I (23M) have been a terrible person.

The first time we broke up was over a petty disagreement. She (21F) was the one that broke up with me.

The second time, was more serious because I started to think she just wasn’t for me, and instead of going cold turkey after breaking up I suggested we stay friends, even while dating other people. Of course it didn’t work out with these new women initially, as I kept comparing my ex to the them. After a year of trying, I gave up and came running back and she took me back because she didn’t want to let go in the first place. I was convinced I wasn’t going to find anyone like her so I returned, determined to make it work but it hasn’t worked after a year.

After writing in my journal today about our issues, I flipped back to entries I made last year and found myself complaining about the same things. She’s an amazing person, and while on one hand I think she just isn’t for me, I also fear that leaving her will be a big mistake.

I have learned my lesson. If I go through with this I honestly will need to be single for a very long time to I figure out what I want.
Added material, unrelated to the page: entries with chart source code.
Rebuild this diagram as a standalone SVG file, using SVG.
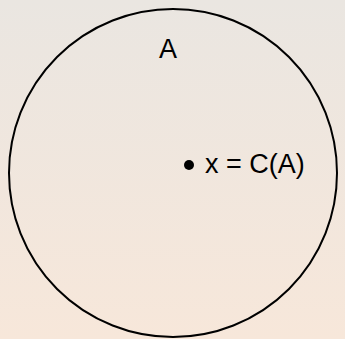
<svg xmlns="http://www.w3.org/2000/svg" width="345" height="339" viewBox="0 0 345 339">
<defs>
<linearGradient id="bg" x1="0" y1="0" x2="0" y2="1">
<stop offset="0" stop-color="#EAE6E1"/>
<stop offset="1" stop-color="#F7E7DA"/>
</linearGradient>
<style>
.lbl{font-family:"Liberation Sans",Arial,sans-serif;font-size:27px;fill:#000}
</style>
</defs>
<rect x="0" y="0" width="345" height="339" fill="url(#bg)"/>
<g id="setA">
<circle cx="173" cy="173" r="164" fill="none" stroke="#000" stroke-width="2"/>
<text class="lbl" x="168" y="58" text-anchor="middle">A</text>
</g>
<g id="pointX">
<circle cx="189" cy="165" r="5" fill="#000"/>
<text class="lbl" x="205" y="173">x = C(A)</text>
</g>
<g id="connectors"/>
</svg>
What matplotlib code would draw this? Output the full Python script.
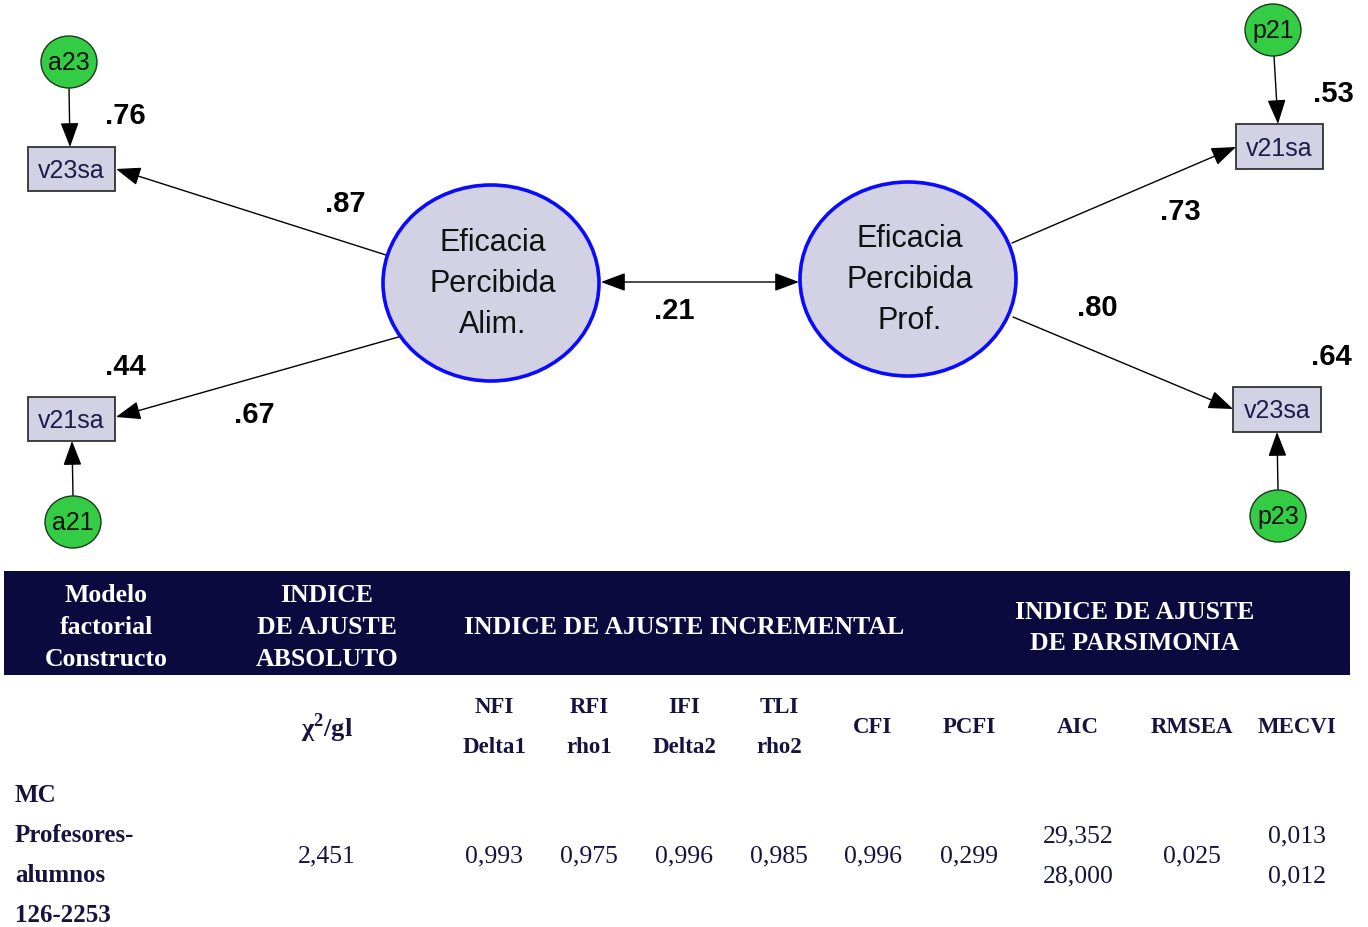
'''
Path diagram (CFA) with fit index table underneath.
'''

import matplotlib.pyplot as plt
from matplotlib.patches import Ellipse, Rectangle, FancyArrowPatch

# ---- data ----
latents = ['Eficacia\nPercibida\nAlim.', 'Eficacia\nPercibida\nProf.']
observed = ['v23sa', 'v21sa', 'v21sa', 'v23sa']
errors = ['a23', 'a21', 'p21', 'p23']
loadings = ['.87', '.67', '.73', '.80']
r_squared = ['.76', '.44', '.53', '.64']
correlation = '.21'

header_groups = ['Modelo\nfactorial\nConstructo', 'INDICE\nDE AJUSTE\nABSOLUTO',
                 'INDICE DE AJUSTE INCREMENTAL', 'INDICE DE AJUSTE\nDE PARSIMONIA']
index_names = ['χ$^{\\mathbf{2}}$/gl', 'NFI\nDelta1', 'RFI\nrho1', 'IFI\nDelta2', 'TLI\nrho2',
               'CFI', 'PCFI', 'AIC', 'RMSEA', 'MECVI']
row_label = 'MC\nProfesores-\nalumnos\n126-2253'
row_values = ['2,451', '0,993', '0,975', '0,996', '0,985', '0,996', '0,299',
              '29,352\n28,000', '0,025', '0,013\n0,012']

# ---- layout (pixels) ----
latent_pos = [(491, 284, 216, 196), (908, 280, 216, 194)]
box_pos = [(28, 148, 87, 44), (28, 398, 87, 44), (1236, 125, 87, 45), (1233, 388, 88, 45)]
err_pos = [(69, 63), (73, 523), (1273, 31), (1278, 517)]
load_lines = [((386, 256), (116, 170)), ((402, 337), (116, 418)),
              ((1012, 244), (1236, 148)), ((1013, 318), (1233, 410))]
err_lines = [((69, 89), (70, 148)), ((73, 497), (72, 442)),
             ((1274, 57), (1278, 125)), ((1278, 491), (1277, 433))]
load_lbl = [(345, 204), (254, 415), (1180, 212), (1097, 308)]
r2_lbl = [(125, 116), (125, 367), (1333, 94), (1331, 357)]
col_x = [327, 494, 589, 684, 779, 873, 969, 1078, 1192, 1297]
header_x = [106, 327, 684, 1135]

navy = '#0b0a3e'
text_navy = '#16143f'
sans = 'Liberation Sans'
serif = 'Liberation Serif'

plt.rcParams['mathtext.fontset'] = 'custom'
plt.rcParams['mathtext.bf'] = 'Liberation Serif:bold'
plt.rcParams['mathtext.rm'] = 'Liberation Serif:bold'

fig = plt.figure(figsize=(13.68, 9.28), dpi=100)
ax = fig.add_axes([0, 0, 1, 1])
ax.set_xlim(0, 1368)
ax.set_ylim(928, 0)
ax.axis('off')


def arrow(p0, p1, style='-|>,head_length=0.8,head_width=0.3'):
    ax.add_patch(FancyArrowPatch(p0, p1, arrowstyle=style, mutation_scale=19,
                                 color='black', lw=1.0, shrinkA=0, shrinkB=0,
                                 zorder=2))


def stacked(x, y, txt, step, **kw):
    # place multiline text with a fixed pixel step between lines
    lines = txt.split('\n')
    y0 = y - step * (len(lines) - 1) / 2
    for i, line in enumerate(lines):
        ax.text(x, y0 + i * step, line, va='center', **kw)


# latent variables
for (cx, cy, w, h), name in zip(latent_pos, latents):
    ax.add_patch(Ellipse((cx, cy), w, h, facecolor='#d3d2e4', edgecolor='#0a0aff',
                         lw=2.6, zorder=3))
    stacked(cx + 2, cy, name, 41, ha='center', fontsize=22, family=sans,
            color='#111111', zorder=4)

# observed boxes
for (x, y, w, h), name in zip(box_pos, observed):
    ax.add_patch(Rectangle((x, y), w, h, facecolor='#d3d2e4', edgecolor='#333333',
                           lw=1.3, zorder=3))
    ax.text(x + w / 2, y + h / 2 + 1, name, ha='center', va='center', fontsize=18,
            family=sans, color='#1c1c48', zorder=4)

# error terms
for (cx, cy), name in zip(err_pos, errors):
    ax.add_patch(Ellipse((cx, cy), 56, 52, facecolor='#33cc44', edgecolor='#1a3a1a',
                         lw=1.0, zorder=3))
    ax.text(cx, cy, name, ha='center', va='center', fontsize=18, family=sans,
            color='#111111', zorder=4)

for p0, p1 in load_lines + err_lines:
    arrow(p0, p1)
arrow((601, 283), (799, 283), style='<|-|>,head_length=0.8,head_width=0.3')

for (x, y), lbl in zip(load_lbl + r2_lbl, loadings + r_squared):
    ax.text(x, y, lbl, ha='center', va='center', fontsize=21, fontweight='bold',
            family=sans, color='black')
ax.text(674, 311, correlation, ha='center', va='center', fontsize=21,
        fontweight='bold', family=sans, color='black')

# ---- table ----
ax.add_patch(Rectangle((4, 572), 1346, 104, facecolor=navy, edgecolor='none'))
for x, txt in zip(header_x, header_groups):
    step = 31 if txt.count('\n') == 1 else 32
    stacked(x, 628, txt, step, ha='center', fontsize=18.5, fontweight='bold',
            family=serif, color='white')

for x, txt in zip(col_x, index_names):
    size = 19 if x == col_x[0] else 16.5
    stacked(x, 728, txt, 40, ha='center', fontsize=size, fontweight='bold',
            family=serif, color=text_navy)

stacked(15, 856, row_label, 40, ha='left', fontsize=18, fontweight='bold',
        family=serif, color=text_navy)
for x, txt in zip(col_x, row_values):
    stacked(x, 856, txt, 40, ha='center', fontsize=18.5, family=serif,
            color=text_navy)

fig.savefig('out.png', dpi=100)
I also DEFINITELY won’t hang around after I break up because I won’t want to have to break up with the same person yet again. It was already so bloody difficult the last time, watching her cry her eyes out and be depressed for weeks.

Even though I have no idea how to do it this time around, I’m afraid I have to do it again. I don’t even know what I would say this time. The thought of doing this also scares me because I’m scared I’ll be making a mistake, looking back ten years from now wishing I tried harder to make this work.

I’m so lost and I need all the advice I can get.

2 comments
  1. It seems like it just isn’t going to work. Be honest with them. That’s all you can do.